**Task brief**
Extract word for word the lines of the listing from its start to the line holding "c.fillRect(5, 7, 3, h - 7);", both ends kept; pictures are not part of the copy.

** BEGIN Data shown **

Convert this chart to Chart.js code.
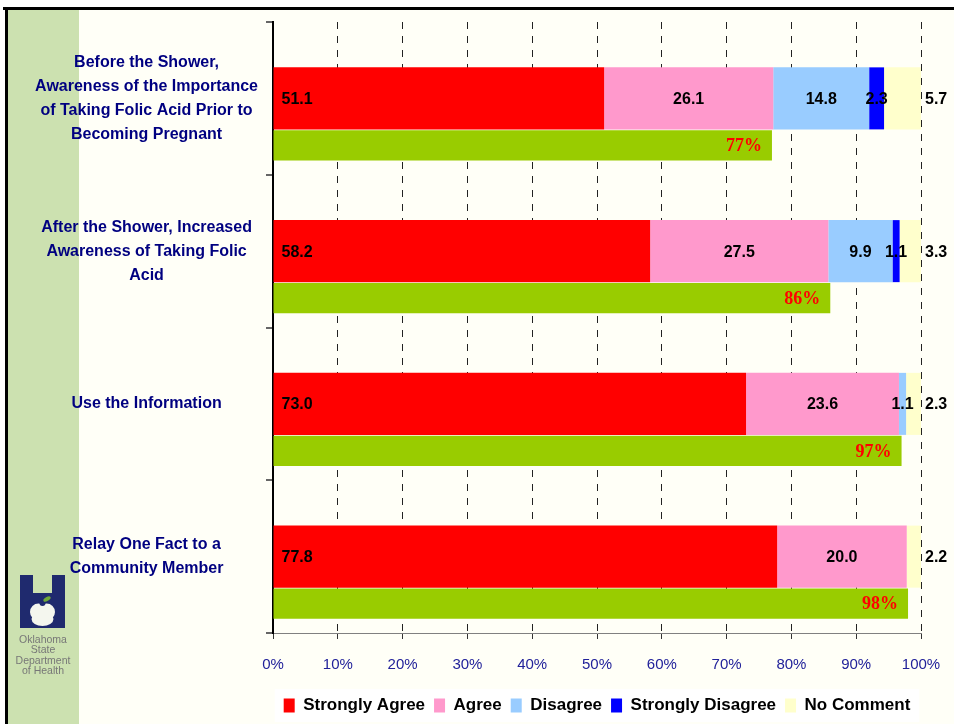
<!DOCTYPE html>
<html>
<head>
<meta charset="utf-8">
<script src="https://cdn.jsdelivr.net/npm/chart.js@4.4.1/dist/chart.umd.min.js"></script>
<style>
  html, body { margin: 0; padding: 0; background: #ffffff; }
  #wrap { width: 954px; height: 724px; position: relative; }
</style>
</head>
<body>
<div id="wrap"><canvas id="surveyChart"></canvas></div>
<script>
// survey answers, percent of respondents
const categories = [
  ['Before the Shower,', 'Awareness of the Importance', 'of Taking Folic Acid Prior to', 'Becoming Pregnant'],
  ['After the Shower, Increased', 'Awareness of Taking Folic', 'Acid'],
  ['Use the Information'],
  ['Relay One Fact to a', 'Community Member']
];
const stronglyAgree = [51.1, 58.2, 73.0, 77.8];
const agree = [26.1, 27.5, 23.6, 20.0];
const disagree = [14.8, 9.9, 1.1, 0];
const stronglyDisagree = [2.3, 1.1, 0, 0];
const noComment = [5.7, 3.3, 2.3, 2.2];
const agreeTotal = [77, 86, 97, 98];
const xTicks = [0, 10, 20, 30, 40, 50, 60, 70, 80, 90, 100];

const seriesNames = ['Strongly Agree', 'Agree', 'Disagree', 'Strongly Disagree', 'No Comment'];
const seriesValues = [stronglyAgree, agree, disagree, stronglyDisagree, noComment];
const seriesColors = ['#FF0000', '#FF99CC', '#99CCFF', '#0000FF', '#FFFFCC'];
const labelModes = ['start', 'center', 'center', 'center', 'outside'];

const ctx = document.getElementById('surveyChart').getContext('2d');

const pageBackground = {
  id: 'pageBackground',
  beforeDraw(chart) {
    const c = chart.ctx;
    const w = chart.width, h = chart.height;
    c.save();
    c.fillStyle = '#ffffff';
    c.fillRect(0, 0, w, h);
    c.fillStyle = '#FFFFF7';
    c.fillRect(5, 7, w - 5, h - 7);
    c.fillStyle = '#CCE1B0';
    c.fillRect(8, 10, 71, h - 10);
    c.fillStyle = '#000000';
    c.fillRect(3, 7, w - 3, 3);
    c.fillRect(5, 7, 3, h - 7);

    // white box behind legend
    const lg = chart.legend;
    if (lg && lg.legendHitBoxes && lg.legendHitBoxes.length) {
      const hb = lg.legendHitBoxes;
      const first = hb[0], last = hb[hb.length - 1];
      c.fillStyle = '#ffffff';
      c.fillRect(first.left - 9, lg.top + 1, last.left + last.width - first.left + 18, lg.height - 3);
    }

    // logo
    c.fillStyle = '#1F2A6E';
    c.fillRect(20, 575, 13, 53);
    c.fillRect(52, 575, 13, 53);
    c.fillRect(33, 593, 19, 35);
    c.fillStyle = '#F4F6EE';
    c.beginPath();
    c.arc(38.5, 612, 8.5, 0, Math.PI * 2);
    c.arc(46.5, 612, 8.5, 0, Math.PI * 2);
    c.fill();
    c.beginPath();
    c.ellipse(42.5, 619, 11, 7, 0, 0, Math.PI * 2);
    c.fill();
    c.fillStyle = '#1F2A6E';
    c.beginPath();
    c.ellipse(42.5, 603, 3, 3, 0, 0, Math.PI * 2);
    c.fill();
    c.fillStyle = '#6FA83A';
    c.beginPath();
    c.ellipse(47, 599, 4, 2, -0.5, 0, Math.PI * 2);
    c.fill();

    c.fillStyle = '#777777';
    c.font = '10.5px "Liberation Sans", Arial, sans-serif';
    c.textAlign = 'center';
    c.textBaseline = 'middle';
    ['Oklahoma', 'State', 'Department', 'of Health'].forEach((t, i) => {
      c.fillText(t, 43, 640 + i * 10.5);
    });
    c.restore();
  }
};

const barLabels = {
  id: 'barLabels',
  afterDatasetsDraw(chart) {
    const c = chart.ctx;
    c.save();
    c.textBaseline = 'middle';
    chart.data.datasets.forEach((ds, di) => {
      const meta = chart.getDatasetMeta(di);
      meta.data.forEach((bar, i) => {
        if (ds.kind === 'series') {
          const v = seriesValues[ds.seriesIndex][i];
          if (!v) return;
          const mode = labelModes[ds.seriesIndex];
          c.font = 'bold 16px "Liberation Sans", Arial, sans-serif';
          c.fillStyle = '#000000';
          const txt = v.toFixed(1);
          if (mode === 'start') {
            c.textAlign = 'left';
            c.fillText(txt, bar.base + 8, bar.y + 1);
          } else if (mode === 'outside') {
            c.textAlign = 'left';
            c.fillText(txt, bar.x + 4, bar.y + 1);
          } else {
            c.textAlign = 'center';
            c.fillText(txt, (bar.x + bar.base) / 2, bar.y + 1);
          }
        } else if (ds.kind === 'total') {
          c.font = 'bold 18px "Liberation Serif", "Times New Roman", serif';
          c.fillStyle = '#FF0000';
          c.textAlign = 'right';
          c.fillText(agreeTotal[i] + '%', bar.x - 10, bar.y + 1);
        }
      });
    });
    c.restore();
  }
};

// three slots per category: empty spacer, stacked answers (centred), agree total below
const SLOT_PCT = 0.923;

const datasets = [{
  kind: 'spacer',
  label: 'spacer',
  data: categories.map(() => null),
  stack: 'spacer',
  categoryPercentage: SLOT_PCT,
  barPercentage: 1
}];

seriesNames.forEach((name, i) => {
  datasets.push({
    kind: 'series',
    seriesIndex: i,
    label: name,
    data: seriesValues[i],
    backgroundColor: seriesColors[i],
    borderWidth: 0,
    stack: 'answers',
    categoryPercentage: SLOT_PCT,
    barPercentage: 1.32
  });
});

datasets.push({
  kind: 'total',
  label: 'Agree total',
  data: agreeTotal,
  backgroundColor: '#99CC00',
  borderWidth: 0,
  stack: 'total',
  categoryPercentage: SLOT_PCT,
  barPercentage: 0.64
});

new Chart(ctx, {
  type: 'bar',
  data: {
    labels: categories,
    datasets: datasets
  },
  options: {
    indexAxis: 'y',
    responsive: true,
    maintainAspectRatio: false,
    animation: false,
    layout: {
      padding: { top: 22, right: 33, bottom: 0, left: 0 }
    },
    plugins: {
      tooltip: { enabled: false },
      legend: {
        position: 'bottom',
        fullSize: false,
        labels: {
          filter: (item) => seriesNames.includes(item.text),
          boxWidth: 11,
          boxHeight: 14,
          padding: 9,
          color: '#000000',
          font: { family: '"Liberation Sans", Arial, sans-serif', size: 17, weight: 'bold' }
        }
      }
    },
    scales: {
      x: {
        stacked: true,
        min: 0,
        max: 100,
        afterBuildTicks: (scale) => {
          scale.ticks = xTicks.map(v => ({ value: v }));
        },
        afterFit: (scale) => {
          scale.height = 55;
          scale.paddingLeft = 0;
          scale.paddingRight = 0;
        },
        ticks: {
          padding: 17,
          color: '#22229A',
          font: { family: '"Liberation Sans", Arial, sans-serif', size: 15 },
          callback: (v) => v + '%'
        },
        grid: {
          color: '#222222',
          lineWidth: 1,
          tickLength: 6,
          tickColor: '#333333'
        },
        border: {
          color: '#808080',
          width: 1,
          dash: [7, 7]
        }
      },
      y: {
        stacked: true,
        afterFit: (scale) => {
          scale.width = 273;
          scale.paddingTop = 0;
          scale.paddingBottom = 0;
        },
        ticks: {
          crossAlign: 'center',
          padding: 8,
          color: '#000080',
          font: { family: '"Liberation Sans", Arial, sans-serif', size: 16, weight: 'bold', lineHeight: 1.5 }
        },
        grid: {
          offset: true,
          drawOnChartArea: false,
          tickLength: 7,
          color: '#666666',
          lineWidth: 2
        },
        border: {
          color: '#000000',
          width: 2
        }
      }
    }
  },
  plugins: [pageBackground, barLabels]
});
</script>
</body>
</html>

** END Data shown **

**Expected answer**
Convert this chart to Chart.js code.
<!DOCTYPE html>
<html>
<head>
<meta charset="utf-8">
<script src="https://cdn.jsdelivr.net/npm/chart.js@4.4.1/dist/chart.umd.min.js"></script>
<style>
  html, body { margin: 0; padding: 0; background: #ffffff; }
  #wrap { width: 954px; height: 724px; position: relative; }
</style>
</head>
<body>
<div id="wrap"><canvas id="surveyChart"></canvas></div>
<script>
// survey answers, percent of respondents
const categories = [
  ['Before the Shower,', 'Awareness of the Importance', 'of Taking Folic Acid Prior to', 'Becoming Pregnant'],
  ['After the Shower, Increased', 'Awareness of Taking Folic', 'Acid'],
  ['Use the Information'],
  ['Relay One Fact to a', 'Community Member']
];
const stronglyAgree = [51.1, 58.2, 73.0, 77.8];
const agree = [26.1, 27.5, 23.6, 20.0];
const disagree = [14.8, 9.9, 1.1, 0];
const stronglyDisagree = [2.3, 1.1, 0, 0];
const noComment = [5.7, 3.3, 2.3, 2.2];
const agreeTotal = [77, 86, 97, 98];
const xTicks = [0, 10, 20, 30, 40, 50, 60, 70, 80, 90, 100];

const seriesNames = ['Strongly Agree', 'Agree', 'Disagree', 'Strongly Disagree', 'No Comment'];
const seriesValues = [stronglyAgree, agree, disagree, stronglyDisagree, noComment];
const seriesColors = ['#FF0000', '#FF99CC', '#99CCFF', '#0000FF', '#FFFFCC'];
const labelModes = ['start', 'center', 'center', 'center', 'outside'];

const ctx = document.getElementById('surveyChart').getContext('2d');

const pageBackground = {
  id: 'pageBackground',
  beforeDraw(chart) {
    const c = chart.ctx;
    const w = chart.width, h = chart.height;
    c.save();
    c.fillStyle = '#ffffff';
    c.fillRect(0, 0, w, h);
    c.fillStyle = '#FFFFF7';
    c.fillRect(5, 7, w - 5, h - 7);
    c.fillStyle = '#CCE1B0';
    c.fillRect(8, 10, 71, h - 10);
    c.fillStyle = '#000000';
    c.fillRect(3, 7, w - 3, 3);
    c.fillRect(5, 7, 3, h - 7);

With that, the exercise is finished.